Olivia Nicholson in HYENAS!
Image credit: Shay Rowan

Written and Performed by Olivia Nicholson

HYENAS! is already a 2021 recipient of a Pick Of The Fringe Award at Edinburgh. This one woman show by Olivia Nicholson takes the audience on the hen do from hell in Marbella complete with a Mr and Mrs questionnaire that involves our participation, multiple trashy costume changes and a very unhappy bride. Nicholson a powerhouse performance while performing a range of characters at breakneck speed. Kirsty is the skinny and miserable bride obsessed with Instagram, Lauren is a cackling firecracker oozing backhanded compliments while inhaling cocktails, Sarah is a socially awkward wallflower while posh Tasha is a sexually voracious, emotional vampire.

There is nothing on surface level that is remotely likable about any of these women yet Nicholson manages to give each of them their humanity and a sense of their vulnerability. The bride may be desperately embarking on marriage to a coercive, abusive partner in an attempt to create a family having recently lost her mother. Sarah is a high school teacher on sick leave having just had a dangerously inappropriate meltdown in the classroom, Lauren is a loving mum who is hiding the heartbreak of a broken marriage and Tasha has just lost her best friend to cancer.

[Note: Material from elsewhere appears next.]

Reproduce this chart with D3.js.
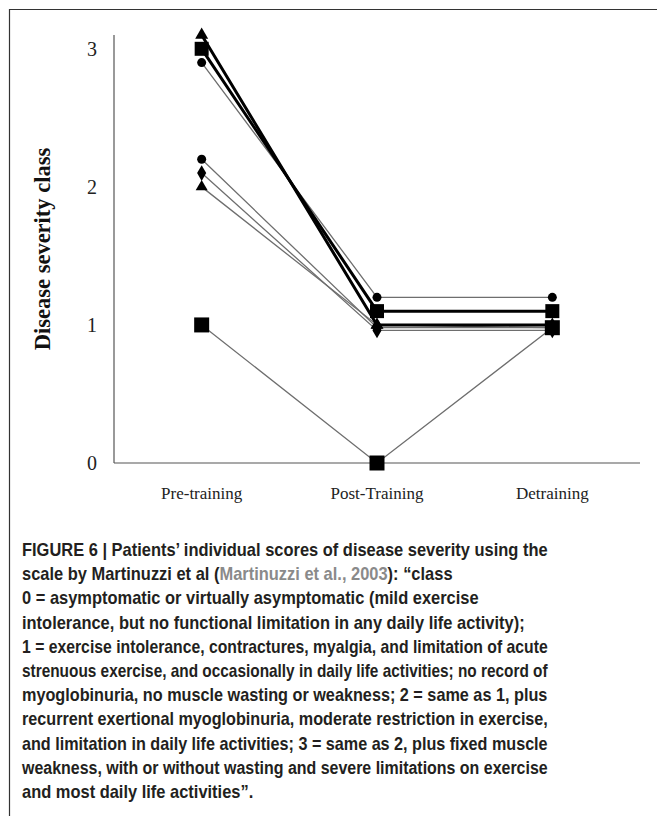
<!DOCTYPE html>
<html>
<head>
<meta charset="utf-8">
<script src="https://cdn.jsdelivr.net/npm/d3@7/dist/d3.min.js"></script>
<style>
  html, body { margin: 0; padding: 0; background: #fff; }
  svg { display: block; }
</style>
</head>
<body>
<svg id="chart" width="657" height="816"></svg>
<script>
// Phases of the training study
const phases = ["Pre-training", "Post-Training", "Detraining"];

// Severity class per patient at each phase (small offsets keep overlapping patients visible)
const patientTriangleA = [3.1, 1.0, 1.0];
const patientSquareA   = [3.0, 1.1, 1.1];
const patientCircleA   = [2.9, 1.2, 1.2];
const patientCircleB   = [2.2, 0.98, 0.98];
const patientDiamond   = [2.1, 0.96, 0.96];
const patientTriangleB = [2.0, 1.0, 0.98];
const patientSquareB   = [1.0, 0.0, 0.98];

const yTicks = [0, 1, 2, 3];

const patients = [
  { values: patientSquareB,   symbol: "square",   heavy: false, size: 15 },
  { values: patientTriangleB, symbol: "triangle", heavy: false, size: 12 },
  { values: patientDiamond,   symbol: "diamond",  heavy: false, size: 12 },
  { values: patientCircleB,   symbol: "circle",   heavy: false, size: 9 },
  { values: patientCircleA,   symbol: "circle",   heavy: false, size: 9 },
  { values: patientSquareA,   symbol: "square",   heavy: true,  size: 14 },
  { values: patientTriangleA, symbol: "triangle", heavy: true,  size: 13 }
];

// Caption lines: [text, isCitation] segments
const captionLines = [
  [["FIGURE 6 | Patients’ individual scores of disease severity using the", false]],
  [["scale by Martinuzzi et al (", false], ["Martinuzzi et al., 2003", true], ["): “class", false]],
  [["0 = asymptomatic or virtually asymptomatic (mild exercise", false]],
  [["intolerance, but no functional limitation in any daily life activity);", false]],
  [["1 = exercise intolerance, contractures, myalgia, and limitation of acute", false]],
  [["strenuous exercise, and occasionally in daily life activities; no record of", false]],
  [["myoglobinuria, no muscle wasting or weakness; 2 = same as 1, plus", false]],
  [["recurrent exertional myoglobinuria, moderate restriction in exercise,", false]],
  [["and limitation in daily life activities; 3 = same as 2, plus fixed muscle", false]],
  [["weakness, with or without wasting and severe limitations on exercise", false]],
  [["and most daily life activities”", false], [".", false]]
];

const svg = d3.select("#chart");

// Frame around the figure
svg.append("path")
  .attr("d", "M9.5,816 V9.5 H657")
  .attr("fill", "none")
  .attr("stroke", "#333")
  .attr("stroke-width", 1.2);

const x = d3.scalePoint().domain(phases).range([114, 640]).padding(0.5);
const y = d3.scaleLinear().domain([0, 3.1]).range([463, 35]);

// Axis lines
svg.append("line").attr("x1", 114).attr("x2", 114).attr("y1", y(3.1)).attr("y2", y(0))
  .attr("stroke", "#555").attr("stroke-width", 1.2);
svg.append("line").attr("x1", 114).attr("x2", 640).attr("y1", y(0)).attr("y2", y(0))
  .attr("stroke", "#555").attr("stroke-width", 1.2);

// Y tick labels
svg.append("g").selectAll("text").data(yTicks).join("text")
  .attr("x", 97)
  .attr("y", d => y(d))
  .attr("dy", "0.35em")
  .attr("text-anchor", "end")
  .attr("font-family", "'Liberation Serif', 'Times New Roman', serif")
  .attr("font-size", 20)
  .attr("fill", "#222")
  .text(d => d);

// X category labels
svg.append("g").selectAll("text").data(phases).join("text")
  .attr("x", d => x(d))
  .attr("y", 499)
  .attr("text-anchor", "middle")
  .attr("font-family", "'Liberation Serif', 'Times New Roman', serif")
  .attr("font-size", 17)
  .attr("fill", "#222")
  .text(d => d);

// Y axis title
svg.append("text")
  .attr("transform", "translate(50,249) rotate(-90)")
  .attr("text-anchor", "middle")
  .attr("font-family", "'Liberation Serif', 'Times New Roman', serif")
  .attr("font-weight", "bold")
  .attr("font-size", 22.5)
  .attr("fill", "#111")
  .text("Disease severity class");

// Patient trajectories
const line = d3.line().x((d, i) => x(phases[i])).y(d => y(d));
svg.append("g").selectAll("path").data(patients).join("path")
  .attr("d", p => line(p.values))
  .attr("fill", "none")
  .attr("stroke", p => p.heavy ? "#000" : "#6e6e6e")
  .attr("stroke-width", p => p.heavy ? 3 : 1.3);

// Markers
const symbolTypes = {
  square: d3.symbolSquare,
  triangle: d3.symbolTriangle,
  diamond: d3.symbolDiamond,
  circle: d3.symbolCircle
};
function symbolArea(p) {
  const s = p.size;
  if (p.symbol === "square") return s * s;
  if (p.symbol === "circle") return Math.PI * (s / 2) * (s / 2);
  if (p.symbol === "diamond") return s * s / 2;
  return s * s * Math.sqrt(3) / 4;
}
const markerGroup = svg.append("g");
patients.forEach(p => {
  markerGroup.selectAll(null).data(p.values).join("path")
    .attr("transform", (d, i) => `translate(${x(phases[i])},${y(d)})`)
    .attr("d", d3.symbol().type(symbolTypes[p.symbol]).size(symbolArea(p)))
    .attr("fill", "#000");
});

// Caption: a condensed bold face is emulated by narrowing the lines by a common factor
// (set so the first line fills the column), never letting a line overrun the column
const capLeft = 22, capTop = 556, capStep = 24.2, capWidth = 526;
const capTexts = captionLines.map(parts => {
  const t = svg.append("text")
    .attr("font-family", "'Liberation Sans', Arial, sans-serif")
    .attr("font-weight", "bold")
    .attr("font-size", 18)
    .attr("fill", "#231f20");
  parts.forEach(([txt, cite]) => {
    const s = t.append("tspan").text(txt);
    if (cite) s.attr("fill", "#8a8a8a");
  });
  return t;
});
const baseScale = capWidth / capTexts[0].node().getComputedTextLength();
capTexts.forEach((t, i) => {
  const w = t.node().getComputedTextLength();
  const sx = Math.min(baseScale, capWidth / w);
  t.attr("transform", `translate(${capLeft},${capTop + i * capStep}) scale(${sx},1)`);
});
</script>
</body>
</html>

Each woman is real onstage despite the comic caricatures, they all cover their pain with more than just thick layers of MAC. There is real skill in the writing and the performance as HYENAS! is a whirlwind comic assault that delivers a hefty emotional punch.

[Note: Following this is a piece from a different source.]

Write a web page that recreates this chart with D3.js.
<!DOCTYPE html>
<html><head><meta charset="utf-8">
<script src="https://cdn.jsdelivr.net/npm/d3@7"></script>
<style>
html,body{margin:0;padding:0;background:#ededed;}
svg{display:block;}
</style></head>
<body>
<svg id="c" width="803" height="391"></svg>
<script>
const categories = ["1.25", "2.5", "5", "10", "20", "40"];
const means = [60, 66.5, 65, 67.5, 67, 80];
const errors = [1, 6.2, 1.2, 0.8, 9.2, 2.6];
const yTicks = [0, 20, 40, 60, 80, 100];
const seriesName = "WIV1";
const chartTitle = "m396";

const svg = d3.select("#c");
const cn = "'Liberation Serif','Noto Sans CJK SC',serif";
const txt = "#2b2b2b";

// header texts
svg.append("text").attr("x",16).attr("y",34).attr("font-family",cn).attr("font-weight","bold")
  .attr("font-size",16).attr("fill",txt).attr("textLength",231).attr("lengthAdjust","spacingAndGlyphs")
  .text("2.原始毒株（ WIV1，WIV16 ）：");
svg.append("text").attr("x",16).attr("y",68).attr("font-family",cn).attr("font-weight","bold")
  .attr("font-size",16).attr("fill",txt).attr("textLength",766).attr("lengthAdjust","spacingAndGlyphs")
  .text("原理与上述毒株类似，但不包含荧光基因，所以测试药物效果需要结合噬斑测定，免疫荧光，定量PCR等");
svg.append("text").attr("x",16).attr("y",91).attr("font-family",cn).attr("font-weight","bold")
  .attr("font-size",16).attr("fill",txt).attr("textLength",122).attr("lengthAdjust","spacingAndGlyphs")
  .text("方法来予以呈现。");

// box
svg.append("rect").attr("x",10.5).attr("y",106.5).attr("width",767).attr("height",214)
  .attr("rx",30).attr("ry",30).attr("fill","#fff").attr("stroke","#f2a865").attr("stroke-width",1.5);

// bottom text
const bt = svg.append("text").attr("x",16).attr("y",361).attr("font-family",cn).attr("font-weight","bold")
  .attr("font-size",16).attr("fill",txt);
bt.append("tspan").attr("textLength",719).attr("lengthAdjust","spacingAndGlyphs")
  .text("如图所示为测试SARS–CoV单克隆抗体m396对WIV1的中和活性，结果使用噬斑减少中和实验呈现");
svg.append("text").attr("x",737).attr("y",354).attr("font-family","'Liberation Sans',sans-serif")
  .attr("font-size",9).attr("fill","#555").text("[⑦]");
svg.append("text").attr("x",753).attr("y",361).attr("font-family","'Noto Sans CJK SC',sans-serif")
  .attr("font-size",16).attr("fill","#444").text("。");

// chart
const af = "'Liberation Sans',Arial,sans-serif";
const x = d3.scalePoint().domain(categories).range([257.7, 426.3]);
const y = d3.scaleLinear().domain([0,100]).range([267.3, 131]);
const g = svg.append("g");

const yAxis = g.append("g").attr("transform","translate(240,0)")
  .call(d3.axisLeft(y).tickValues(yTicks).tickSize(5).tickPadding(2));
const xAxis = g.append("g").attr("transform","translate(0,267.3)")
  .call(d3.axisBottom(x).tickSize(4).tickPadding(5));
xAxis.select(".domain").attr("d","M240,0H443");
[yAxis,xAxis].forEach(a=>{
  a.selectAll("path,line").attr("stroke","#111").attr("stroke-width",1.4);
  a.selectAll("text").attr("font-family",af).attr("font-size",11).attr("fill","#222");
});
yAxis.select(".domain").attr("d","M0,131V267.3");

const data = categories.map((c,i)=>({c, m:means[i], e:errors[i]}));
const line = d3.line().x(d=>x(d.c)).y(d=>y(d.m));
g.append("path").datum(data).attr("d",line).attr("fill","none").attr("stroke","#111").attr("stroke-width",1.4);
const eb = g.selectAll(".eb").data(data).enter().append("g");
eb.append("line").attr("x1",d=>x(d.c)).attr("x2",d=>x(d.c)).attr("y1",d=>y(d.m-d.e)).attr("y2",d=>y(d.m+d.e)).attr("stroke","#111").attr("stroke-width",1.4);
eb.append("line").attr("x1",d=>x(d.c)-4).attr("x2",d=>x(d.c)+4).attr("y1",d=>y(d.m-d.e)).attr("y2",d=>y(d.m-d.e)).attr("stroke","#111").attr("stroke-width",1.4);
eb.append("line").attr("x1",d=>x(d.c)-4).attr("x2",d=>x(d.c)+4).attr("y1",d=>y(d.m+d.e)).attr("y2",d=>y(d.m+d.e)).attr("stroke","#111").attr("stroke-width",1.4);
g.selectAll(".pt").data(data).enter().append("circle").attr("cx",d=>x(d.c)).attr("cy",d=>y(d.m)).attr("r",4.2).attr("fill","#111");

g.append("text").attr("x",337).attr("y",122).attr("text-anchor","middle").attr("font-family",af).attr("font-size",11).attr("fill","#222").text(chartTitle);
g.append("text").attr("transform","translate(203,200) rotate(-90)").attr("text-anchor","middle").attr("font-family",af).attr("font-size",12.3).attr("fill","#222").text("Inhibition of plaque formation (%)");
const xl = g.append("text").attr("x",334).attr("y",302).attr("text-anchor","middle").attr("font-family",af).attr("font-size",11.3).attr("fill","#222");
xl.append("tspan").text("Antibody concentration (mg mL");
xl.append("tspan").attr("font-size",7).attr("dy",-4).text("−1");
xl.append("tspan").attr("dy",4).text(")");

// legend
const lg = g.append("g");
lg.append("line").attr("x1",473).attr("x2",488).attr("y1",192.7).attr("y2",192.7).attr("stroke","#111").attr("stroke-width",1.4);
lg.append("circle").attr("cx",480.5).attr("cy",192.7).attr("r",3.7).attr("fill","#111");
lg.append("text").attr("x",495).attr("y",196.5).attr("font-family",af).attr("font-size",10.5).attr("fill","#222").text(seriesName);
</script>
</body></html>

The King’s Arms 11th and 12th July 2022

MANCHESTER FRINGE FESTIVAL

PATIENT 4620

Written and directed by Victoria Snaith

The Crypt, St Phillips, Salford

Saturday lunchtime is as good a time as any for a wander around a pitch black church crypt doubling up as a contemporary art museum and a mental hospital. Donning headphones and entering the exhibition Director Victoria Snaith is charmingly optimistic about the experience though does warn us all to not fiddle with the controls and watch our heads on the low arches in the gloomy but rather dreamy crypt.

Wandering around the exhibition we learn about the fragile 1920s artist Gretel Sauerbrot and her alcoholic brother Hansel. It quickly becomes clear that these are two seriously damaged individuals but by WW1 or something more unworldly…even more unspeakably horrible? Are the clues in the art itself or perhaps in what we hear as museum recording and something more sinister start to overlap?

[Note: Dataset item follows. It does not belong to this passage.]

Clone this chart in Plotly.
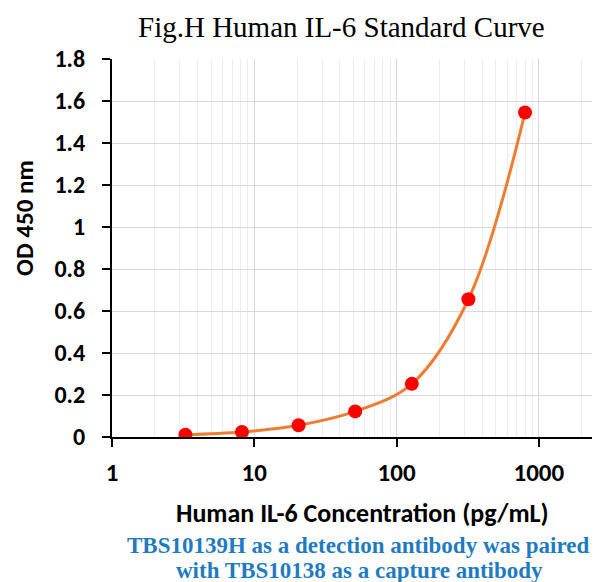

Things are going swimmingly so far with a delicious hint of impending dénouement and horror beckoning round the next dark corner. Then suddenly the mood fractures with the appearance of a rather unorthodox psychiatrist (Robb Wildash) who may well be an wandering patient- and if he isn’t he certainly should be. One should never introduce oneself with a description of how you castrated yourself in a forest and then attempt to medicate your stunned patients with skittles and lemon drops without checking if they are diabetic.

There are some moments of genuine discomfort and potential scare. However this is a piece of immersive theatre that sadly loses pace as it shifts from auditory storytelling into theatre. The room I was waiting for never materialized and I felt entertained but strangely cheated by never catching a real glimpse of the crazed and tragic Gretel in this thoughtful twist on the famous folk tale.